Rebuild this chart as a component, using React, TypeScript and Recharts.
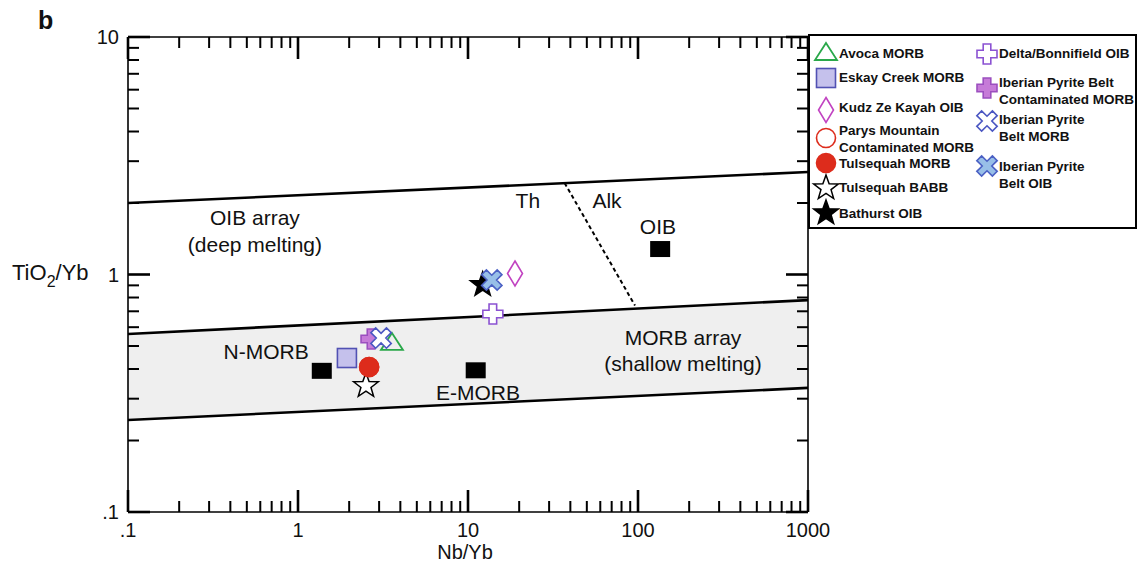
import React from 'react';
import { ComposedChart, XAxis, YAxis, Scatter, Line, Area } from 'recharts';

const FONT = '"Liberation Sans", Arial, Helvetica, sans-serif';

// tick values (log axes)
const xDecades = [0.1, 1, 10, 100];
const yDecades = [0.1, 1];
const multipliers = [1, 2, 3, 4, 5, 6, 7, 8, 9];
const xTicks = [...xDecades.flatMap((d) => multipliers.map((m) => +(d * m).toPrecision(3))), 1000];
const yTicks = [...yDecades.flatMap((d) => multipliers.map((m) => +(d * m).toPrecision(3))), 10];

// field boundaries
const oibArrayTop = [{ x: 0.1, y: 2.0 }, { x: 1000, y: 2.7 }];
const morbArrayTop = [{ x: 0.1, y: 0.562 }, { x: 1000, y: 0.78 }];
const morbArrayBottom = [{ x: 0.1, y: 0.244 }, { x: 1000, y: 0.333 }];
const morbBand = [{ x: 0.1, band: [0.244, 0.562] }, { x: 1000, band: [0.333, 0.78] }];
const thAlkDivide = [{ x: 37, y: 2.43 }, { x: 96, y: 0.74 }];

// reference compositions
const nMorb = [{ x: 1.38, y: 0.393 }];
const eMorb = [{ x: 11.1, y: 0.395 }];
const oib = [{ x: 135, y: 1.28 }];

// samples
const tulsequahBabb = [{ x: 2.51, y: 0.34 }];
const bathurstOib = [{ x: 12.2, y: 0.905 }];
const avocaMorb = [{ x: 3.57, y: 0.52 }];
const eskayCreekMorb = [{ x: 1.94, y: 0.445 }];
const kudzZeKayahOib = [{ x: 18.9, y: 1.01 }];
const parysMountain = [{ x: 2.62, y: 0.408 }];
const tulsequahMorb = [{ x: 2.62, y: 0.408 }];
const deltaBonnifieldOib = [{ x: 14.0, y: 0.682 }];
const iberianContMorb = [{ x: 2.69, y: 0.535 }];
const iberianMorb = [{ x: 3.08, y: 0.54 }];
const iberianOib = [{ x: 13.8, y: 0.948 }];

// text annotations
const fieldLabels = [
  { x: 22.5, y: 2.04, text: 'Th' },
  { x: 65.7, y: 2.04, text: 'Alk' },
  { x: 131, y: 1.585, text: 'OIB' },
  { x: 0.558, y: 1.73, text: 'OIB array' },
  { x: 0.558, y: 1.343, text: '(deep melting)' },
  { x: 0.649, y: 0.472, text: 'N-MORB' },
  { x: 184, y: 0.541, text: 'MORB array' },
  { x: 184, y: 0.42, text: '(shallow melting)' },
  { x: 11.45, y: 0.317, text: 'E-MORB' },
];

type Kind = 'ref' | 'square' | 'triangle' | 'diamond' | 'circle' | 'star' | 'cross' | 'x';

interface Style {
  kind: Kind;
  fill: string;
  stroke: string;
}

const starPoints = (cx: number, cy: number, R: number, r: number) => {
  const pts: string[] = [];
  for (let i = 0; i < 10; i++) {
    const a = -Math.PI / 2 + (i * Math.PI) / 5;
    const rad = i % 2 === 0 ? R : r;
    pts.push(`${cx + rad * Math.cos(a)},${cy + rad * Math.sin(a)}`);
  }
  return pts.join(' ');
};

const plusPoints = (cx: number, cy: number, s: number, a: number) =>
  [
    [-a, -s], [a, -s], [a, -a], [s, -a], [s, a], [a, a],
    [a, s], [-a, s], [-a, a], [-s, a], [-s, -a], [-a, -a],
  ]
    .map(([dx, dy]) => `${cx + dx},${cy + dy}`)
    .join(' ');

const Glyph = ({ kind, fill, stroke, cx, cy }: Style & { cx: number; cy: number }) => {
  switch (kind) {
    case 'ref':
      return <rect x={cx - 10} y={cy - 8} width={20} height={16} fill="#000" />;
    case 'square':
      return <rect x={cx - 9.5} y={cy - 9.5} width={19} height={19} fill={fill} stroke={stroke} strokeWidth={1.6} />;
    case 'triangle':
      return (
        <polygon
          points={`${cx},${cy - 9} ${cx + 11},${cy + 8} ${cx - 11},${cy + 8}`}
          fill={fill}
          stroke={stroke}
          strokeWidth={1.8}
        />
      );
    case 'diamond':
      return (
        <polygon
          points={`${cx},${cy - 12.5} ${cx + 7.5},${cy} ${cx},${cy + 12.5} ${cx - 7.5},${cy}`}
          fill={fill}
          stroke={stroke}
          strokeWidth={1.6}
        />
      );
    case 'circle':
      return <circle cx={cx} cy={cy} r={9.5} fill={fill} stroke={stroke} strokeWidth={1.6} />;
    case 'star':
      return <polygon points={starPoints(cx, cy, 13, 5.3)} fill={fill} stroke={stroke} strokeWidth={1.5} />;
    case 'cross':
      return <polygon points={plusPoints(cx, cy, 10, 3.8)} fill={fill} stroke={stroke} strokeWidth={1.6} />;
    case 'x':
      return (
        <polygon
          points={plusPoints(cx, cy, 11, 3.4)}
          transform={`rotate(45 ${cx} ${cy})`}
          fill={fill}
          stroke={stroke}
          strokeWidth={1.6}
        />
      );
    default:
      return null;
  }
};

const series: { name: string; data: { x: number; y: number }[]; style: Style }[] = [
  { name: 'N-MORB', data: nMorb, style: { kind: 'ref', fill: '#000', stroke: '#000' } },
  { name: 'E-MORB', data: eMorb, style: { kind: 'ref', fill: '#000', stroke: '#000' } },
  { name: 'OIB', data: oib, style: { kind: 'ref', fill: '#000', stroke: '#000' } },
  { name: 'Tulsequah BABB', data: tulsequahBabb, style: { kind: 'star', fill: '#fff', stroke: '#000' } },
  { name: 'Bathurst OIB', data: bathurstOib, style: { kind: 'star', fill: '#000', stroke: '#000' } },
  { name: 'Avoca MORB', data: avocaMorb, style: { kind: 'triangle', fill: 'none', stroke: '#2aa84a' } },
  { name: 'Eskay Creek MORB', data: eskayCreekMorb, style: { kind: 'square', fill: '#c5c1ec', stroke: '#5151b3' } },
  { name: 'Kudz Ze Kayah OIB', data: kudzZeKayahOib, style: { kind: 'diamond', fill: '#fff', stroke: '#c143c1' } },
  { name: 'Parys Mountain Contaminated MORB', data: parysMountain, style: { kind: 'circle', fill: '#fff', stroke: '#dd2c1c' } },
  { name: 'Tulsequah MORB', data: tulsequahMorb, style: { kind: 'circle', fill: '#dd2c1c', stroke: '#dd2c1c' } },
  { name: 'Delta/Bonnifield OIB', data: deltaBonnifieldOib, style: { kind: 'cross', fill: '#fff', stroke: '#8b52d2' } },
  { name: 'Iberian Pyrite Belt Contaminated MORB', data: iberianContMorb, style: { kind: 'cross', fill: '#c67bd8', stroke: '#9b4fbf' } },
  { name: 'Iberian Pyrite Belt MORB', data: iberianMorb, style: { kind: 'x', fill: '#fff', stroke: '#4b57c2' } },
  { name: 'Iberian Pyrite Belt OIB', data: iberianOib, style: { kind: 'x', fill: '#98bfe8', stroke: '#4b60c4' } },
];

const styleOf = (name: string) => series.find((s) => s.name === name)!.style;

// legend layout: marker centre / first text line centre, relative to the legend box
const legendItems = [
  { name: 'Avoca MORB', lines: ['Avoca MORB'], col: 0, my: 16, ty: 18 },
  { name: 'Eskay Creek MORB', lines: ['Eskay Creek MORB'], col: 0, my: 42, ty: 42 },
  { name: 'Kudz Ze Kayah OIB', lines: ['Kudz Ze Kayah OIB'], col: 0, my: 74, ty: 72 },
  { name: 'Parys Mountain Contaminated MORB', lines: ['Parys Mountain', 'Contaminated MORB'], col: 0, my: 102, ty: 95 },
  { name: 'Tulsequah MORB', lines: ['Tulsequah MORB'], col: 0, my: 127, ty: 128 },
  { name: 'Tulsequah BABB', lines: ['Tulsequah BABB'], col: 0, my: 152, ty: 152 },
  { name: 'Bathurst OIB', lines: ['Bathurst OIB'], col: 0, my: 177, ty: 178 },
  { name: 'Delta/Bonnifield OIB', lines: ['Delta/Bonnifield OIB'], col: 1, my: 18, ty: 18 },
  { name: 'Iberian Pyrite Belt Contaminated MORB', lines: ['Iberian Pyrite Belt', 'Contaminated MORB'], col: 1, my: 52, ty: 47 },
  { name: 'Iberian Pyrite Belt MORB', lines: ['Iberian Pyrite', 'Belt MORB'], col: 1, my: 85, ty: 84 },
  { name: 'Iberian Pyrite Belt OIB', lines: ['Iberian Pyrite', 'Belt OIB'], col: 1, my: 130, ty: 131 },
];

const isMajor = (v: number) => Math.abs(Math.log10(v) - Math.round(Math.log10(v))) < 1e-6;
const fmt = (v: number) => (v < 1 ? String(v).replace(/^0/, '') : String(v));

const tickText = { fontFamily: FONT, fontSize: 20, fill: '#111' };

const BottomTick = (p: any) => {
  const v = p.payload.value;
  const major = isMajor(v);
  return (
    <g>
      <line x1={p.x} y1={p.y} x2={p.x} y2={p.y - (major ? 22 : 11)} stroke="#000" strokeWidth={major ? 2.6 : 2} />
      {major && (
        <text x={p.x} y={p.y + 25} textAnchor="middle" {...tickText}>
          {fmt(v)}
        </text>
      )}
    </g>
  );
};

const TopTick = (p: any) => {
  const major = isMajor(p.payload.value);
  return <line x1={p.x} y1={p.y} x2={p.x} y2={p.y + (major ? 22 : 11)} stroke="#000" strokeWidth={major ? 2.6 : 2} />;
};

const LeftTick = (p: any) => {
  const v = p.payload.value;
  const major = isMajor(v);
  return (
    <g>
      <line x1={p.x} y1={p.y} x2={p.x + (major ? 22 : 11)} y2={p.y} stroke="#000" strokeWidth={major ? 2.6 : 2} />
      {major && (
        <text x={p.x - 9} y={p.y + 7} textAnchor="end" {...tickText}>
          {fmt(v)}
        </text>
      )}
    </g>
  );
};

const RightTick = (p: any) => {
  const major = isMajor(p.payload.value);
  return <line x1={p.x} y1={p.y} x2={p.x - (major ? 22 : 11)} y2={p.y} stroke="#000" strokeWidth={major ? 2.6 : 2} />;
};

const axisLine = { stroke: '#000', strokeWidth: 1.6 };

const App = () => {
  return (
    <div style={{ position: 'relative', width: 1129, height: 556, fontFamily: FONT }}>
      <div style={{ position: 'absolute', left: 30, top: 0, fontSize: 25, lineHeight: '25px', fontWeight: 'bold', color: '#111' }}>
        b
      </div>
      <ComposedChart width={1129} height={556} margin={{ top: 28, right: 328, bottom: 51, left: 119 }}>
        <XAxis
          xAxisId="bottom"
          dataKey="x"
          type="number"
          scale="log"
          domain={[0.1, 1000]}
          allowDataOverflow
          ticks={xTicks}
          interval={0}
          height={1}
          tickSize={0}
          tickMargin={0}
          tick={BottomTick}
          axisLine={axisLine}
          label={{
            content: (props: any) => {
              const vb = props.viewBox;
              return (
                <text x={vb.x + vb.width / 2 - 3} y={vb.y + 47} textAnchor="middle" fontFamily={FONT} fontSize={20} fill="#111">
                  Nb/Yb
                </text>
              );
            },
          }}
        />
        <XAxis
          xAxisId="top"
          orientation="top"
          dataKey="x"
          type="number"
          scale="log"
          domain={[0.1, 1000]}
          allowDataOverflow
          ticks={xTicks}
          interval={0}
          height={1}
          tickSize={0}
          tickMargin={0}
          tick={TopTick}
          axisLine={axisLine}
        />
        <YAxis
          yAxisId="left"
          dataKey="y"
          type="number"
          scale="log"
          domain={[0.1, 10]}
          allowDataOverflow
          ticks={yTicks}
          interval={0}
          width={1}
          tickSize={0}
          tickMargin={0}
          tick={LeftTick}
          axisLine={axisLine}
          label={{
            content: (props: any) => {
              const vb = props.viewBox;
              return (
                <text x={vb.x - 115} y={vb.y + vb.height / 2 + 5} fontFamily={FONT} fontSize={22} fill="#111">
                  TiO
                  <tspan dy={7} fontSize={16}>2</tspan>
                  <tspan dy={-7}>/Yb</tspan>
                </text>
              );
            },
          }}
        />
        <YAxis
          yAxisId="right"
          orientation="right"
          dataKey="y"
          type="number"
          scale="log"
          domain={[0.1, 10]}
          allowDataOverflow
          ticks={yTicks}
          interval={0}
          width={1}
          tickSize={0}
          tickMargin={0}
          tick={RightTick}
          axisLine={axisLine}
        />

        <Area
          xAxisId="bottom"
          yAxisId="left"
          data={morbBand}
          dataKey="band"
          type="linear"
          fill="#efefef"
          fillOpacity={1}
          stroke="none"
          isAnimationActive={false}
        />
        {[oibArrayTop, morbArrayTop, morbArrayBottom].map((d, i) => (
          <Line
            key={i}
            xAxisId="bottom"
            yAxisId="left"
            data={d}
            dataKey="y"
            type="linear"
            stroke="#000"
            strokeWidth={2.6}
            dot={false}
            isAnimationActive={false}
          />
        ))}
        <Line
          xAxisId="bottom"
          yAxisId="left"
          data={thAlkDivide}
          dataKey="y"
          type="linear"
          stroke="#000"
          strokeWidth={2}
          strokeDasharray="4 3"
          dot={false}
          isAnimationActive={false}
        />

        <Scatter
          xAxisId="bottom"
          yAxisId="left"
          data={fieldLabels}
          isAnimationActive={false}
          shape={(p: any) => (
            <text x={p.cx} y={p.cy} textAnchor="middle" dominantBaseline="central" fontFamily={FONT} fontSize={21} fill="#111">
              {p.payload.text}
            </text>
          )}
        />

        {series.map((s) => (
          <Scatter
            key={s.name}
            name={s.name}
            xAxisId="bottom"
            yAxisId="left"
            data={s.data}
            isAnimationActive={false}
            shape={(p: any) => <Glyph {...s.style} cx={p.cx} cy={p.cy} />}
          />
        ))}
      </ComposedChart>

      <div
        style={{
          position: 'absolute',
          left: 800,
          top: 26,
          width: 325,
          height: 191,
          border: '2px solid #000',
          background: '#fff',
        }}
      >
        {legendItems.map((it) => {
          const mx = it.col === 0 ? 16 : 177;
          const tx = it.col === 0 ? 29 : 189;
          return (
            <React.Fragment key={it.name}>
              <svg width={30} height={30} style={{ position: 'absolute', left: mx - 15, top: it.my - 15 }}>
                <Glyph {...styleOf(it.name)} cx={15} cy={15} />
              </svg>
              <div
                style={{
                  position: 'absolute',
                  left: tx,
                  top: it.ty - 9,
                  fontSize: 13.5,
                  lineHeight: '17px',
                  fontWeight: 'bold',
                  color: '#111',
                  whiteSpace: 'nowrap',
                }}
              >
                {it.lines.map((l) => (
                  <div key={l}>{l}</div>
                ))}
              </div>
            </React.Fragment>
          );
        })}
      </div>
    </div>
  );
};

export default App;
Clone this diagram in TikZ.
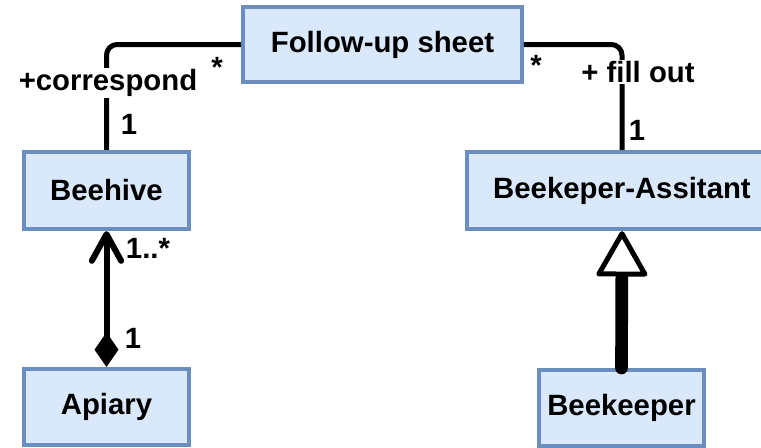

> _Request_
Transcribe the opening line of the listing above, please, and every line after it through the line with "Arial, Helvetica, sans-serif';", word for word, without pictures.

> _Exercise solution_
Rebuild this chart as a component, using React, TypeScript and Recharts.
import React from 'react';
import { ComposedChart, XAxis, YAxis, Scatter, Line, Area } from 'recharts';

const FONT = '"Liberation Sans", Arial, Helvetica, sans-serif';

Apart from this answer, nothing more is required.